Bu metinde ilk satırlarda güncel durum hakkında bilgi verilirken, İsrail devletinin „haksız“ bir uygulamasından bahsediliyor ve özetle deniyor ki, „Bu haksızlık ortadan kalkmazsa biz de burada sizin dininize mensup olan öteki insanlara haksızlık ederiz.“
Bu haliyle metnin içeriksel bir tutarsızlığa sahip olduğunu söylemek yanlış olmaz. Çünkü „terörist“ İsrail devletinin ta İsrail´de yaptığı bir işin faturası, İstanbul'da TC vatandaşı olan -zaten malum sebepler yüzünden dezavantajli durumdaki- sıradan Yahudi vatandaşa kesiliyor. Peki buna gerek var mı? Başka bir deyişle; İstanbul'da yaşayan bir avuç Yahudi vatandaş bu faturayı ödeyebilecek güce sahip mi? -Değil... Bu da tıpkı Ermeni vatandaşların 1915´te birinci dünya savaşının faturasını ödemeye zorlanması gibi bir şey...

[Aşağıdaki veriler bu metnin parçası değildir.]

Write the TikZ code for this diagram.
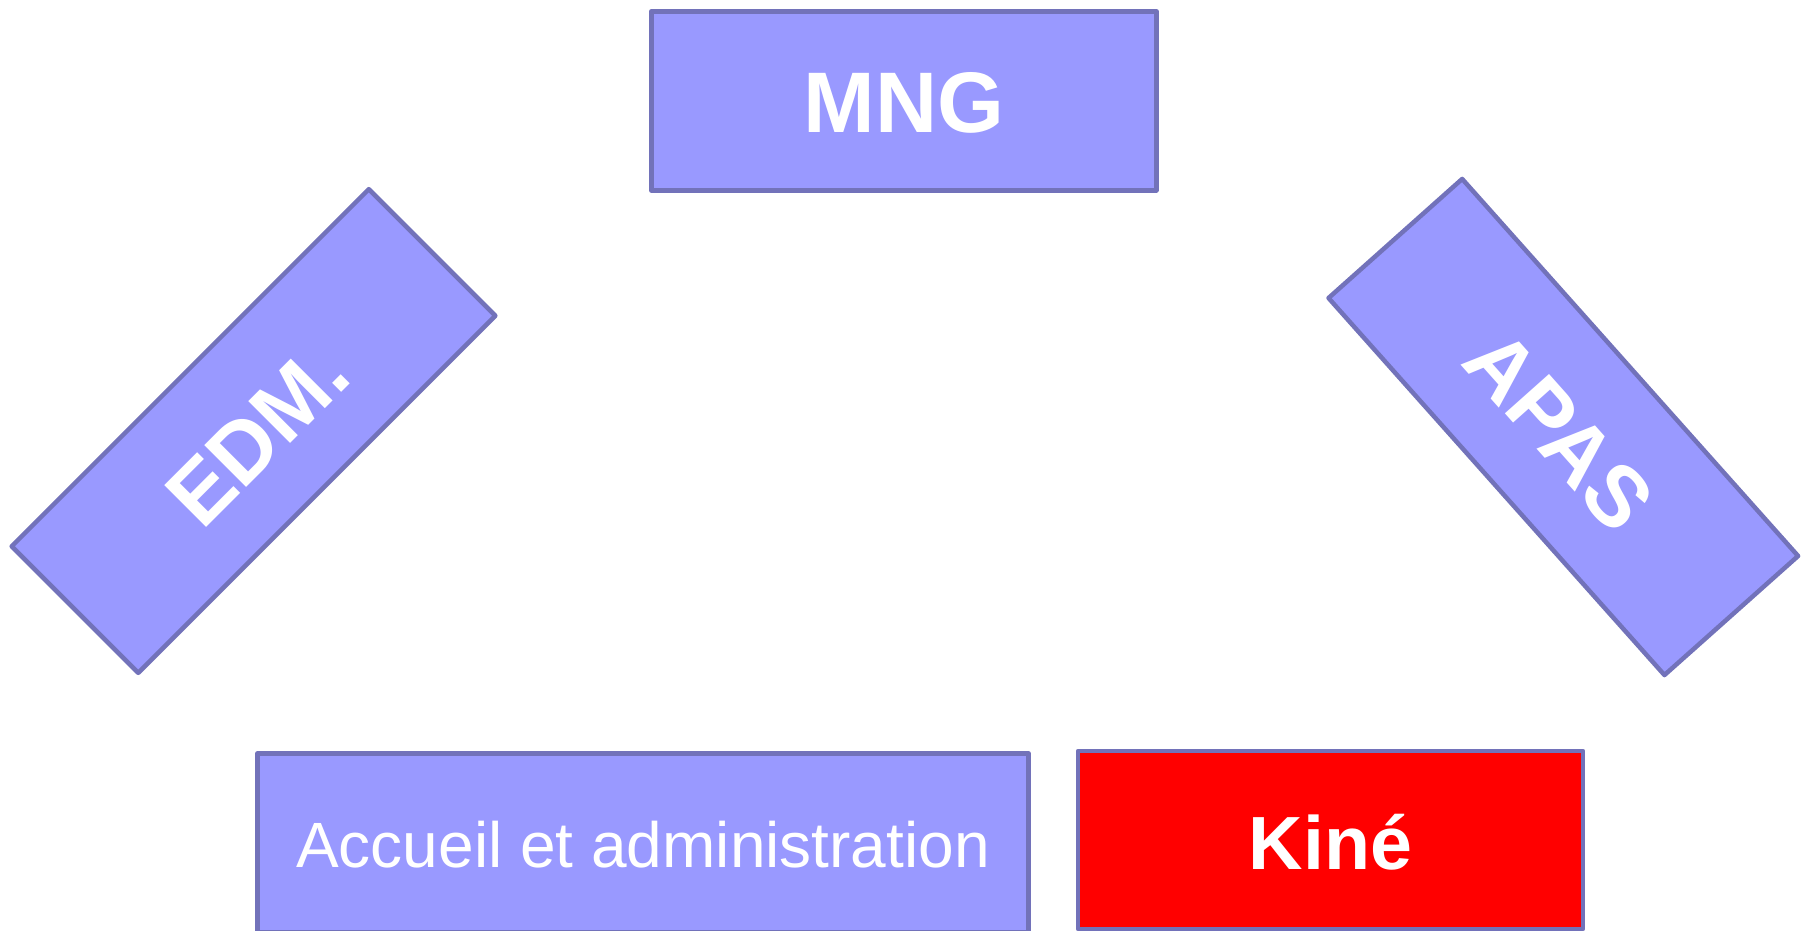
\documentclass[tikz,border=0pt]{standalone}
\usepackage{fontspec}
\setmainfont{Liberation Sans}
\definecolor{boxfill}{RGB}{153,153,255}
\definecolor{boxline}{RGB}{114,114,186}
\definecolor{kinefill}{RGB}{255,0,0}
\begin{document}
\begin{tikzpicture}[x=1pt,y=-1pt,
  card/.style={draw=boxline, fill=boxfill, line width=4.5pt, line join=round,
    minimum width=505pt, minimum height=179pt, inner sep=0pt, outer sep=0pt,
    text=white, text depth=0pt},
  bigbold/.style={font=\fontsize{86}{90}\selectfont\bfseries},
  kinefont/.style={font=\fontsize{75.4}{80}\selectfont\bfseries},
  plainfont/.style={font=\fontsize{64}{70}\selectfont}]
\useasboundingbox (0,0) rectangle (1807,930);
\clip (0,0) rectangle (1807,930);
\node[card, bigbold, text height=63pt] (mng) at (903.8,100.8) {MNG};
\node[card, bigbold, text height=69.6pt, rotate=45] (edm) at (253.5,431) {EDM.};
\node[card, bigbold, text height=69.6pt, rotate=-48.3] (apas) at (1563.3,427) {APAS};
\node[card, plainfont, minimum width=770.6pt, text height=50.2pt] (accueil) at (643,842.8) {Accueil et administration};
\node[card, kinefont, fill=kinefill, minimum height=178pt, text height=59pt] (kine) at (1330.5,840) {Kiné};
\end{tikzpicture}
\end{document}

İki durum kapsamı ve sonucu bakımından elbette kıyaslanamaz. Ama iki durumdaki zihniyet, taraflar ve tarafların güç dengesindeki ağırlığı aynı.
Devrik Cümle
Şimdi ben haberi okuyup, „Gücü gücü yetene...“ diye nabzın sağdan attığını tespit ettikten sonra aklıma şu geldi. Aslında etnik kimliğinden, dilinden, dininden, fikrinden ve eyleminden dolayı dezavantajlı olan insanların sayısı daha fazla diye düşündüm. Üstelik bu insanlar hayatın içerisinde hayatı çekip çevirecek yeteneğe, bilgiye ve tecrübeye de sahipler. Bu böyle olduğu halde, hakim olan güç uygulayıp „güçsüz” durumdaki insanların hayat alanına müdahale ediyorsa, bu cümle devrik demektir. Cümleyi kurallı hale çevirmek gerekirse, sanırım o da şöyle olabilir: „Kimsenin kimseye gücü yetmesin.“
Çünkü insanların etnizite, dil, din ve cinsiyetine bakılmaksızın eşit haklara sahip olması gerekir. O zaman dünyada denge de sağlanabilir.